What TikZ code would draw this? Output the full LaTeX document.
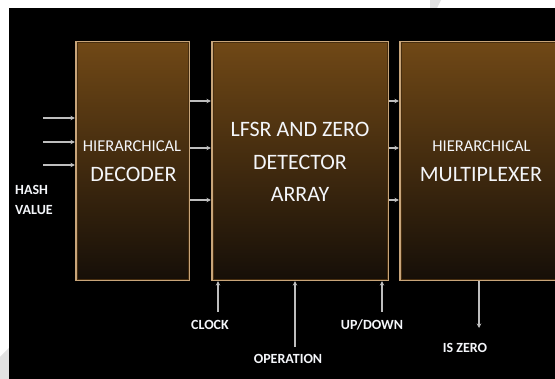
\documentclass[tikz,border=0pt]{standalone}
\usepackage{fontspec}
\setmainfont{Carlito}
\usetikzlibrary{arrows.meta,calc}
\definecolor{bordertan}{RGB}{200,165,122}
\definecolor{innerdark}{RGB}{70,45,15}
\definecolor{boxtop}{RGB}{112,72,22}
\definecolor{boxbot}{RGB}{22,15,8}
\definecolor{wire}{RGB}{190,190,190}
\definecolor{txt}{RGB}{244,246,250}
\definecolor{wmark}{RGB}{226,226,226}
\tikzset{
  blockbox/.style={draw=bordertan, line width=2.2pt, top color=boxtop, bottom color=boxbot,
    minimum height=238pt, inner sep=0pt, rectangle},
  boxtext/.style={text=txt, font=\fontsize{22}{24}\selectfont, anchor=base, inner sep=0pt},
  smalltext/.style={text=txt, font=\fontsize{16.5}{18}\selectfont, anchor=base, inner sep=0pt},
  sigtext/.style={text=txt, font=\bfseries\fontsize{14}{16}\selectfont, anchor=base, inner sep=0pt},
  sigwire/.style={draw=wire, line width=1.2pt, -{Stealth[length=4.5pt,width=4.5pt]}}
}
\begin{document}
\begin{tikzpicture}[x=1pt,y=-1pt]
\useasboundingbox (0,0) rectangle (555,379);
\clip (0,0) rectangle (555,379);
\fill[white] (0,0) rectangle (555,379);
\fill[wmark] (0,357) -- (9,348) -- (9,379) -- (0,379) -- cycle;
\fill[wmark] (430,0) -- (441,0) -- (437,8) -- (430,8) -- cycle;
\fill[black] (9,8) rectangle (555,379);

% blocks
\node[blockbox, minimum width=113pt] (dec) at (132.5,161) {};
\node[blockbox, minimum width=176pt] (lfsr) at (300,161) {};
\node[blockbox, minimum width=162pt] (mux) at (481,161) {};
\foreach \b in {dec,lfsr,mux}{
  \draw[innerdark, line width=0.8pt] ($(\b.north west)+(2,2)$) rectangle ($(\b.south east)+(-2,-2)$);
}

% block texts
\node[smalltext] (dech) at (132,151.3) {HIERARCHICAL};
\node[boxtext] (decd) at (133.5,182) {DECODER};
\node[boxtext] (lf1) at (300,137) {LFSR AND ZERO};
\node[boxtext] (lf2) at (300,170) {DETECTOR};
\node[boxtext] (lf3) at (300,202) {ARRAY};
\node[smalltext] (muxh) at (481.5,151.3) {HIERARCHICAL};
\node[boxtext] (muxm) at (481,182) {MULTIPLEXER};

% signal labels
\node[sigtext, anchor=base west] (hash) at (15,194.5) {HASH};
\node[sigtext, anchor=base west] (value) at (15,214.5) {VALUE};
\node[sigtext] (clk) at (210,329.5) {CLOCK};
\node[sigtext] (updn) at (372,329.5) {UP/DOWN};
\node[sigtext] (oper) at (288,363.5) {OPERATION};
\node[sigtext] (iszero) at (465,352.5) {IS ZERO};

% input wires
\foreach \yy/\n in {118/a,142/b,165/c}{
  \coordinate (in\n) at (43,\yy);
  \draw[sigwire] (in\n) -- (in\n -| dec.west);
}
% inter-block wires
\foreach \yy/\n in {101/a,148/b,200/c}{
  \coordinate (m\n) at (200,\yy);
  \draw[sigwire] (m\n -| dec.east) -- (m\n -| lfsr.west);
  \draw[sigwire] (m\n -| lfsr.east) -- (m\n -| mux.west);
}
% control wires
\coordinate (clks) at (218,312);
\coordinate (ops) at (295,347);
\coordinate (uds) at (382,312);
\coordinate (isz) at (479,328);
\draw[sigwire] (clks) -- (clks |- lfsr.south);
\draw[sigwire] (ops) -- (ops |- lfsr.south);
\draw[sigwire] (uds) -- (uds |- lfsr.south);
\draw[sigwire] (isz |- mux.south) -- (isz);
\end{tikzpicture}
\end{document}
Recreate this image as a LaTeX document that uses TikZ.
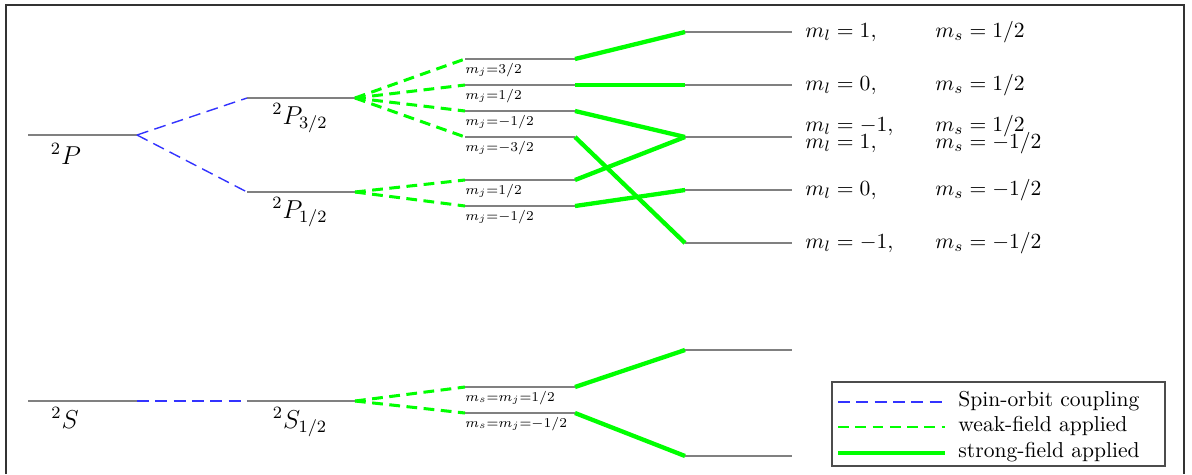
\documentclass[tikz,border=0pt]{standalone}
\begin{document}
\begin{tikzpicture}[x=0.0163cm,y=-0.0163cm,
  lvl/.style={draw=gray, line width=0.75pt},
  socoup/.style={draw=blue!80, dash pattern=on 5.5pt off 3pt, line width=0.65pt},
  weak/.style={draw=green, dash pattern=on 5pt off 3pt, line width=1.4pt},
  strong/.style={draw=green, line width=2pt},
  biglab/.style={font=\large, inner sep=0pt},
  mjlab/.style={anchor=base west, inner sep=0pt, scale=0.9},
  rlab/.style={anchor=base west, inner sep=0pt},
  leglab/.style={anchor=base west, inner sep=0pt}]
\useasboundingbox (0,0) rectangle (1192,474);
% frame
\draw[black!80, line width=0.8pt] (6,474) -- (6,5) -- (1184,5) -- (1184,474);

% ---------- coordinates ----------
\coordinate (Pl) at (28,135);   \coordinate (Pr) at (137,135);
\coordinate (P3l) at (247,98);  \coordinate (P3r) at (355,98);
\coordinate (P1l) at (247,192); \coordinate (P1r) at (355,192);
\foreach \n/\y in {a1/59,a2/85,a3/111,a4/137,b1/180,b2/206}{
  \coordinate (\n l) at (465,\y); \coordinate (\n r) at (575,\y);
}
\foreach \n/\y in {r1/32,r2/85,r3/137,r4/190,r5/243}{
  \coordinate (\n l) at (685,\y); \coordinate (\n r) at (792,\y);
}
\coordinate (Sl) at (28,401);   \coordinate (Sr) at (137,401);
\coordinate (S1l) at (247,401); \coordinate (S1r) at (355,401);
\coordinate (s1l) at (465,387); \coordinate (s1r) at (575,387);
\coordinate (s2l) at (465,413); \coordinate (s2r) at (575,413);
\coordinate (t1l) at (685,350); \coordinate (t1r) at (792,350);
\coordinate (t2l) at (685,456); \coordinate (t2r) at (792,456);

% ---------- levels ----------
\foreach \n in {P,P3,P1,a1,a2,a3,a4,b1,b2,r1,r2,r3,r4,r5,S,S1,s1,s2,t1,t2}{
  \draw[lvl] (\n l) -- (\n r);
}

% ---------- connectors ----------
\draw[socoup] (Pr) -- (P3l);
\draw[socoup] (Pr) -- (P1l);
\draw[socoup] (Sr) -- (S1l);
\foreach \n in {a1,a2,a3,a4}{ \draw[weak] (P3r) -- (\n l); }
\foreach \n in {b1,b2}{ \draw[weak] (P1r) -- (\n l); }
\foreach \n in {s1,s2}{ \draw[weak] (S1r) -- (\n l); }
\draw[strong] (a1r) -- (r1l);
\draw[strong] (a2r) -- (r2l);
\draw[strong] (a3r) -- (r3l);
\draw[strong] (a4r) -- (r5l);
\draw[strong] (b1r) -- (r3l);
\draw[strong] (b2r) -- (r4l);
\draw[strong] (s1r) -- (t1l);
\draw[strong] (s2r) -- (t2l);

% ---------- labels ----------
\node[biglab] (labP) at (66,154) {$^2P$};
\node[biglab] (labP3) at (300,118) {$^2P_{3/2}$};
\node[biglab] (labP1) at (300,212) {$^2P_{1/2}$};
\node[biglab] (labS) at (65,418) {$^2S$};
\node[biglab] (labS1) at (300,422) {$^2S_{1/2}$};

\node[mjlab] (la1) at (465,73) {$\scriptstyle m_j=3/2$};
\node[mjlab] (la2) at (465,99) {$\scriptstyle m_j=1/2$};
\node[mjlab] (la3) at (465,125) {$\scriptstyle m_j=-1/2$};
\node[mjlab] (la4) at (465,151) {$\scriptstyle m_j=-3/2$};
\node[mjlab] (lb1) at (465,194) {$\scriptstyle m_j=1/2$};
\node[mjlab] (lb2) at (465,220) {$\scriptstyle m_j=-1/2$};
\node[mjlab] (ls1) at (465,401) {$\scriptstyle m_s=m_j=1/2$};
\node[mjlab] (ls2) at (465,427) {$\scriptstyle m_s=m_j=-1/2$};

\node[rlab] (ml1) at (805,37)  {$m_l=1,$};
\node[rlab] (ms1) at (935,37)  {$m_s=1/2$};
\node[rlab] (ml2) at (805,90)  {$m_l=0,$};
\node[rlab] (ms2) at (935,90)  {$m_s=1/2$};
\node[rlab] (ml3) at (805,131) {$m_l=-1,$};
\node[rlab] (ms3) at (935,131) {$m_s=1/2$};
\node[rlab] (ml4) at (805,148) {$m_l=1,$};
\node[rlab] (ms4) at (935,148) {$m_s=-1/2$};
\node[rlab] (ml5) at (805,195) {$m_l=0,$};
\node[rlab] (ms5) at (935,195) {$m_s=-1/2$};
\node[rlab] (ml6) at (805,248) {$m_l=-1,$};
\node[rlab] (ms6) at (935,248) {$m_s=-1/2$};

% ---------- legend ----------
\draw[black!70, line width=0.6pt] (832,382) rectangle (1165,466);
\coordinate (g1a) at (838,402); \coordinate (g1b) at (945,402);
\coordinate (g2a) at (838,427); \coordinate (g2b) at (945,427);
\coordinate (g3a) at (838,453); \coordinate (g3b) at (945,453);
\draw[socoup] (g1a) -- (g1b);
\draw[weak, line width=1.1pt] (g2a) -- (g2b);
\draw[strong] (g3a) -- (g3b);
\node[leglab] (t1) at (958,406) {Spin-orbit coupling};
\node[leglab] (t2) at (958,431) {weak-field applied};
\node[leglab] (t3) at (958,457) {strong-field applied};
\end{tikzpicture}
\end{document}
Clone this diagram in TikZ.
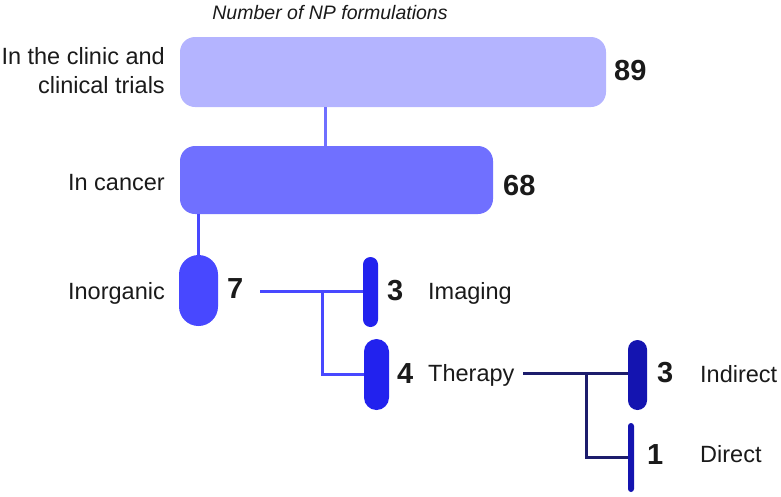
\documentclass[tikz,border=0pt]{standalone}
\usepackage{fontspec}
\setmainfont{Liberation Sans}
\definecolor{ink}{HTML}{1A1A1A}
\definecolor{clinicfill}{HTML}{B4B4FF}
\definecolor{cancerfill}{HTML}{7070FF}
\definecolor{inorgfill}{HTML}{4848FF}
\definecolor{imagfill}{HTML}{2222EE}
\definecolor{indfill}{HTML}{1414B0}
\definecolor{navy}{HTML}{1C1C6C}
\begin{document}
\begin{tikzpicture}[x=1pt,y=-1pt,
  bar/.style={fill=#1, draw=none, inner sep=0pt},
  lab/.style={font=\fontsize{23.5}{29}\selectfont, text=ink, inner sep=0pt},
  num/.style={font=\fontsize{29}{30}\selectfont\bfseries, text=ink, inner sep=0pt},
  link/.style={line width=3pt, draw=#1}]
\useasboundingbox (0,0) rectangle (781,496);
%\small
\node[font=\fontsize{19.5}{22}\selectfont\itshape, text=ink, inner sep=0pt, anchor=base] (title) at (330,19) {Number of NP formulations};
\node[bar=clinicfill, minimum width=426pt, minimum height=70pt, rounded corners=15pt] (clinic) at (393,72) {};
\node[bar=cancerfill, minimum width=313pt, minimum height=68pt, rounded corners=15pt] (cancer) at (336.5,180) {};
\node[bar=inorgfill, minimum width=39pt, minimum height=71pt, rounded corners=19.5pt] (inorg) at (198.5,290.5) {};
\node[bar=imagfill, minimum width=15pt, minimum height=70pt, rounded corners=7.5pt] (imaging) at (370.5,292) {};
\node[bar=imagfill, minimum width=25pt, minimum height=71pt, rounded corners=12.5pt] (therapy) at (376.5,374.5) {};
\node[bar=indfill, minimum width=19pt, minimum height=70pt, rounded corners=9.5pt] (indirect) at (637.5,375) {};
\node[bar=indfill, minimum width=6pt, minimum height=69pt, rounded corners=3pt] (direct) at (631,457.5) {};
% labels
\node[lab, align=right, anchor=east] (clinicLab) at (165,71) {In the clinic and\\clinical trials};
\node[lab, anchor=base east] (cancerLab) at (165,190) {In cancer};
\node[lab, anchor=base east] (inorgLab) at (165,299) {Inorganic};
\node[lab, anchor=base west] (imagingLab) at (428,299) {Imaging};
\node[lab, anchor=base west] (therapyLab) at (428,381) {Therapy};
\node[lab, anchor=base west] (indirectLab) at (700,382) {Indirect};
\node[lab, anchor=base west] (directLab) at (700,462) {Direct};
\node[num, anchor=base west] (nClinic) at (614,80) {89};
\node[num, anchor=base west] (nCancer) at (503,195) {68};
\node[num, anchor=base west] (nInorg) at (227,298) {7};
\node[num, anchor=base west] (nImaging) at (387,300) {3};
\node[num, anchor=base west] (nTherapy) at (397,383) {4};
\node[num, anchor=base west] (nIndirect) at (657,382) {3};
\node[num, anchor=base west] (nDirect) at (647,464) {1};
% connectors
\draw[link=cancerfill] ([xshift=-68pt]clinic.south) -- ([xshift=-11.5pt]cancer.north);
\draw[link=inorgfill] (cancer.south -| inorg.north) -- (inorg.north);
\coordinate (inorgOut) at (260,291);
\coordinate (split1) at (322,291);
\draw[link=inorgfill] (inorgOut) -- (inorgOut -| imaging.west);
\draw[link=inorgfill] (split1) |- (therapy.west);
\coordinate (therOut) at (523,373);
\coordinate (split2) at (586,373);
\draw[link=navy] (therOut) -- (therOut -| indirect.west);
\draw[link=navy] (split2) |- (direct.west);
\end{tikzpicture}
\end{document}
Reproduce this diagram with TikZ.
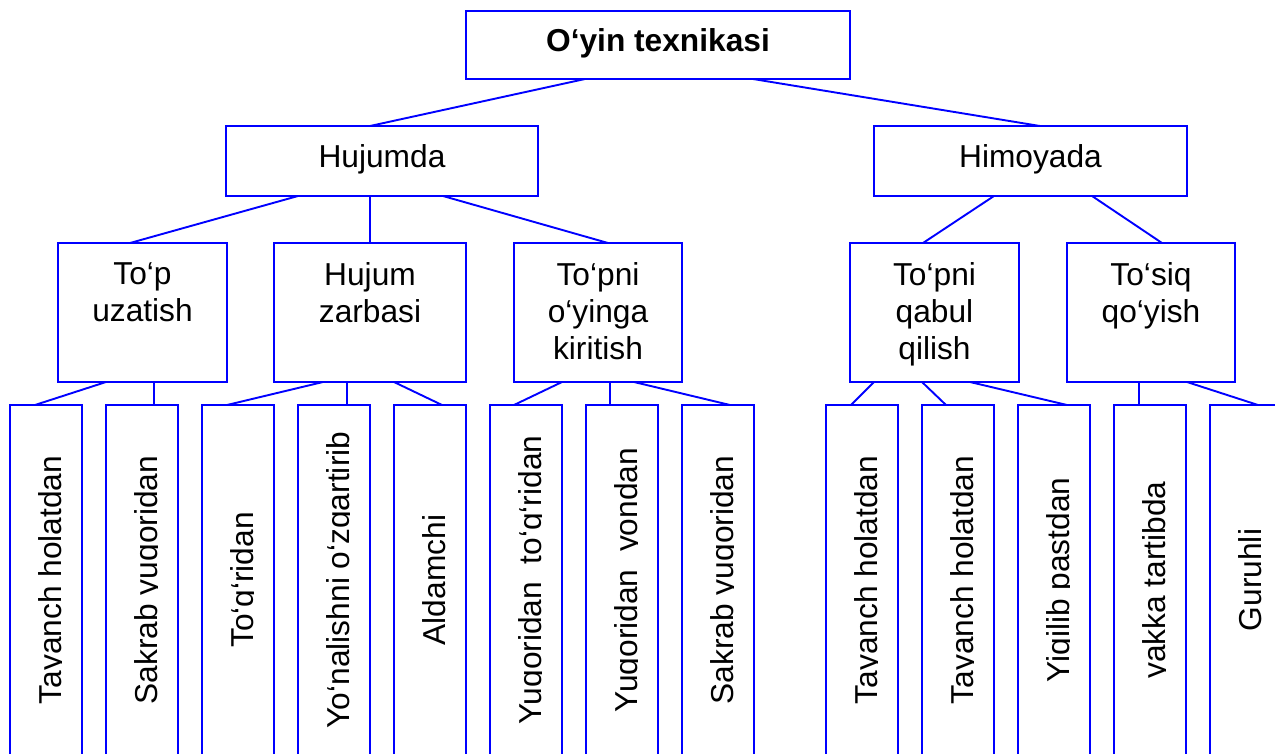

****

(Given task):
Report how many lines in the records hold the word "LaTeX", giving the number and nothing else.

(Full solution):
2